Swinburne não foi o único teólogo a desmerecer o estudo depois de seu fracasso. O reverendo Raymond J. Lawrence recebeu um espaço generoso da página de artigos do The New York Times para explicar por que líderes religiosos responsáveis “vão respirar aliviados” porque não foi encontrada nenhuma prova de que as preces intercessórias surtem algum efeito. Teria ele adotado um tom diferente se o estudo de Benson tivesse sido bem sucedido e demonstrasse o poder da prece? Talvez não, mas você pode ter certeza de que muitos outros pastores e teólogos teriam. O artigo do reverendo Lawrence é memorável sobretudo pela seguinte revelação: “Recentemente, um colega me contou sobre uma mulher devotada e instruída que acusou um médico de má conduta no tratamento de seu marido. Nos dias em que o marido estava morrendo, ela denunciou, o médico não havia rezado por ele”.

Outros teólogos uniram-se aos célicos inspirados no MNI defendendo que estudar a prece dessa forma era um desperdício de dinheiro, porque as influências sobrenaturais estão por definição fora do alcance da ciência.
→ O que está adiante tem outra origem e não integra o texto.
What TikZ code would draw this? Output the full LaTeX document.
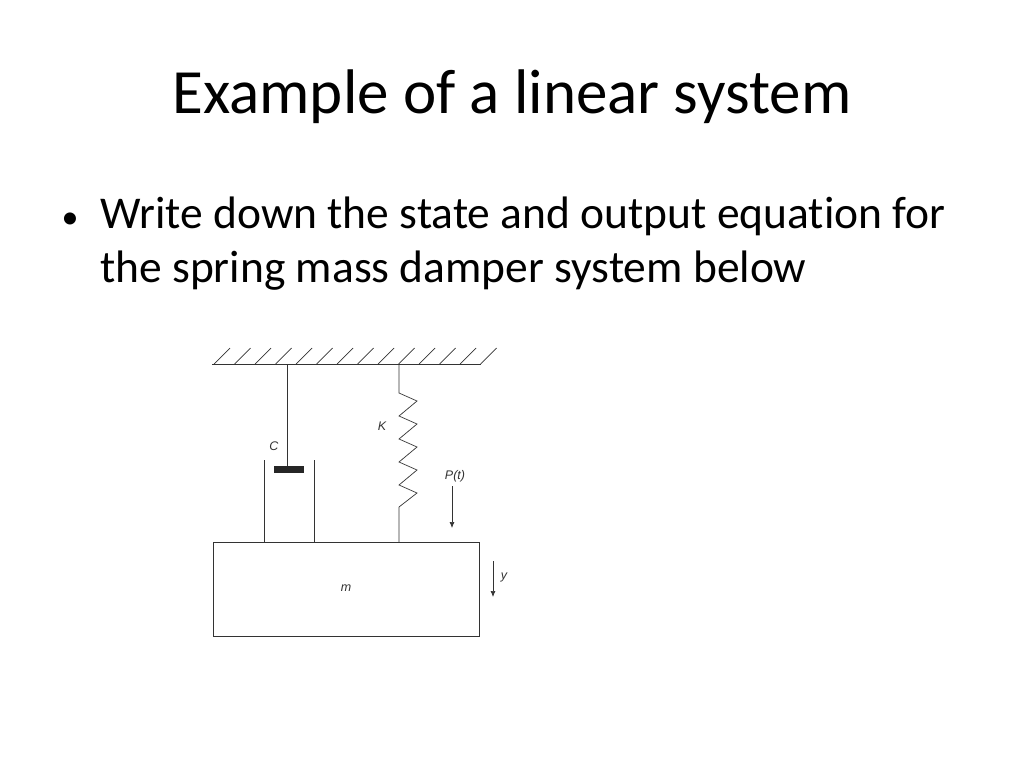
\documentclass[tikz,border=0pt]{standalone}
\usepackage{fontspec}
\setmainfont{Carlito}[Ligatures=NoCommon]
\newfontfamily\dfont{Liberation Sans}
\usetikzlibrary{arrows.meta,decorations.pathmorphing}
\begin{document}
\begin{tikzpicture}[x=1pt,y=-1pt,
  ln/.style={line width=0.7pt,black!80},
  lab/.style={font=\dfont\itshape\fontsize{12.5}{14}\selectfont,text=black!80},
  arr/.style={ln,-{Latex[length=6pt,width=5pt]}}]
\useasboundingbox (0,0) rectangle (1024,768);
\node (title) at (512,97) {\fontsize{63}{70}\selectfont Example of a linear system};
\node[anchor=base] (b1) at (70,228) {\fontsize{34}{40}\selectfont •};
\node[anchor=base west,inner sep=0pt] (t1) at (100,228) {\fontsize{45.5}{50}\selectfont Write down the state and output equation for};
\node[anchor=base west,inner sep=0pt] (t2) at (100,282) {\fontsize{45.5}{50}\selectfont the spring mass damper system below};
% ceiling
\coordinate (cl) at (212,364); \coordinate (cr) at (481,364);
\draw[ln] (cl) -- (cr);
\foreach \i in {0,...,13} \draw[ln] (214+20.5*\i,364) -- ++(16,-16);
% mass
\node[draw,ln,minimum width=266pt,minimum height=94pt,inner sep=0pt] (mass) at (346,589) {};
\node[lab] (m) at (346,588) {m};
% damper
\coordinate (dtop) at (287,364);
\node[fill=black!85,minimum width=30pt,minimum height=7pt,inner sep=0pt] (piston) at (289,469.5) {};
\draw[ln] (dtop) -- (piston.north -| dtop);
\draw[ln] (264,460) -- (264,542) (314,460) -- (314,542);
\node[lab] (C) at (274,446) {C};
% spring
\coordinate (stop) at (399,364); \coordinate (sbot) at (399,542);
\draw[ln] (stop) -- (399,393) -- (417,401) -- (399,416) -- (417,424) -- (399,439) -- (417,447) -- (399,462) -- (417,470) -- (399,485) -- (417,493) -- (399,507) -- (sbot);
\node[lab] (K) at (382,426) {K};
% force
\node[lab] (P) at (455,476) {P(t)};
\coordinate (pa) at (452,486); \coordinate (pb) at (452,528);
\draw[arr] (pa) -- (pb);
\coordinate (ya) at (493,561); \coordinate (yb) at (493,597);
\draw[arr] (ya) -- (yb);
\node[lab] (y) at (504,577) {y};
\end{tikzpicture}
\end{document}
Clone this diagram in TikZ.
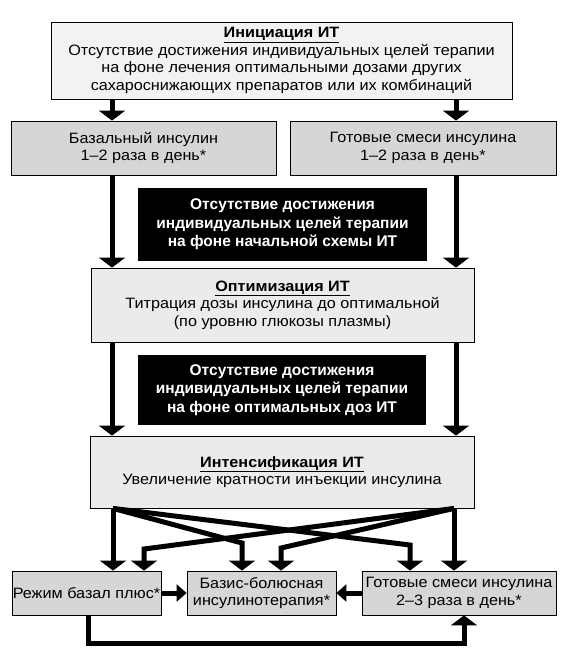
\documentclass[tikz,border=0pt]{standalone}
\usepackage{fontspec}
\setmainfont{Liberation Sans}[FakeStretch=1.08]
\newfontfamily\bkfont{Liberation Sans Bold}
\usetikzlibrary{arrows.meta}
\definecolor{topfill}{HTML}{F2F2F2}
\definecolor{midfill}{HTML}{D6D6D6}
\definecolor{optfill}{HTML}{EBEBEB}
\tikzset{
  box/.style={draw=black, line width=0.8pt, inner sep=0pt, align=center,
    font=\fontsize{15}{17.5}\selectfont},
  blackbox/.style={fill=black, inner sep=0pt, align=center, text=white,
    font=\bkfont\fontsize{15.5}{18.5}\selectfont},
  arr/.style={line width=5pt, -{Triangle[width=26pt,length=10pt]}},
  harr/.style={line width=5pt, -{Triangle[width=17pt,length=10pt]}},
}
\begin{document}
\begin{tikzpicture}[x=1pt,y=-1pt]
\useasboundingbox (0,0) rectangle (564,651);
% boxes
\node[box, fill=topfill, minimum width=461pt, minimum height=77pt] (top) at (281.5,60.5)
  {\underline{\textbf{Инициация ИТ}}\\Отсутствие достижения индивидуальных целей терапии\\на фоне лечения оптимальными дозами других\\сахароснижающих препаратов или их комбинаций};
\node[box, fill=midfill, minimum width=265pt, minimum height=54pt] (lb) at (143.5,148)
  {Базальный инсулин\\1–2 раза в день*};
\node[box, fill=midfill, minimum width=266pt, minimum height=54pt] (rb) at (423,148)
  {Готовые смеси инсулина\\1–2 раза в день*};
\node[blackbox, minimum width=289pt, minimum height=73pt] (bk1) at (282.5,224.5)
  {Отсутствие достижения\\индивидуальных целей терапии\\на фоне начальной схемы ИТ};
\node[box, fill=optfill, minimum width=383pt, minimum height=74pt] (opt) at (282.5,305)
  {\underline{\textbf{Оптимизация ИТ}}\\Титрация дозы инсулина до оптимальной\\(по уровню глюкозы плазмы)};
\node[blackbox, minimum width=288pt, minimum height=70pt] (bk2) at (282,390)
  {Отсутствие достижения\\индивидуальных целей терапии\\на фоне оптимальных доз ИТ};
\node[box, fill=optfill, minimum width=384pt, minimum height=72pt] (int) at (282,472)
  {\underline{\textbf{Интенсификация ИТ}}\\Увеличение кратности инъекции инсулина};
\node[box, fill=midfill, minimum width=149pt, minimum height=44pt] (bl) at (86.5,593)
  {Режим базал плюс*};
\node[box, fill=midfill, minimum width=149pt, minimum height=44pt] (bm) at (261.5,593)
  {Базис-болюсная\\инсулинотерапия*};
\node[box, fill=midfill, minimum width=194pt, minimum height=44pt] (br) at (459,593)
  {Готовые смеси инсулина\\2–3 раза в день*};
% column coordinates
\coordinate (xl) at (112,0);
\coordinate (xr) at (456,0);
\coordinate (dl) at (113,0);
\coordinate (dr) at (454,0);
\coordinate (k1) at (242,543);
\coordinate (k2) at (410,545);
\coordinate (k3) at (281,548);
\coordinate (k4) at (144,549);
\coordinate (lp) at (88,643);
\coordinate (rp) at (464,643);
% arrows
\draw[arr] (top.south -| xl) -- (lb.north -| xl);
\draw[arr] (top.south -| xr) -- (rb.north -| xr);
\draw[arr] (lb.south -| xl) -- (opt.north -| xl);
\draw[arr] (rb.south -| xr) -- (opt.north -| xr);
\draw[arr] (opt.south -| xl) -- (int.north -| xl);
\draw[arr] (opt.south -| xr) -- (int.north -| xr);
\draw[arr] (int.south -| dl) -- (bl.north -| dl);
\draw[arr] (int.south -| dl) -- (k1) -- (bm.north -| k1);
\draw[arr] (int.south -| dl) -- (k2) -- (br.north -| k2);
\draw[arr] (int.south -| dr) -- (br.north -| dr);
\draw[arr] (int.south -| dr) -- (k3) -- (bm.north -| k3);
\draw[arr] (int.south -| dr) -- (k4) -- (bl.north -| k4);
\draw[harr] (bl.east) -- (bm.west);
\draw[harr] (br.west) -- (bm.east);
\draw[arr] (bl.south -| lp) -- (lp) -- (rp) -- (br.south -| rp);
\end{tikzpicture}
\end{document}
Mas, como reconheceu cor-retamente a Fundação Templeton quando financiou o estudo, o suposto poder de intercessão da oração está, pelo menos em princípio, dentro do alcance da ciência. Um experimento duplo-cego pode ser feito e foi feito. Ele poderia ter produzido um resultado positivo. E, se tivesse, você consegue imaginar que um único apologista da religião o teria desmerecido, alegando que a pesquisa científica não tem valor em questões religiosas? É claro que não. Nem é preciso dizer que os resultados negativos do experimento não vão abalar os fiéis. Bob Barth, diretor espiritual do ministério de oração do Missouri que forneceu parte das preces experimentais, disse: “Uma pessoa de fé diria que esse estudo é interessante, mas rezamos há muito tempo e já vimos a prece funcionar, sabemos que ela funciona, e as pesquisas sobre a oração e a espiritualidade estão apenas começando”. É isso aí: sabemos a partir de nossa que a oração funciona, então, se as evidências não conseguirem mostrar isso, vamos continuar trabalhando até que finalmente obtenhamos o resultado que queremos.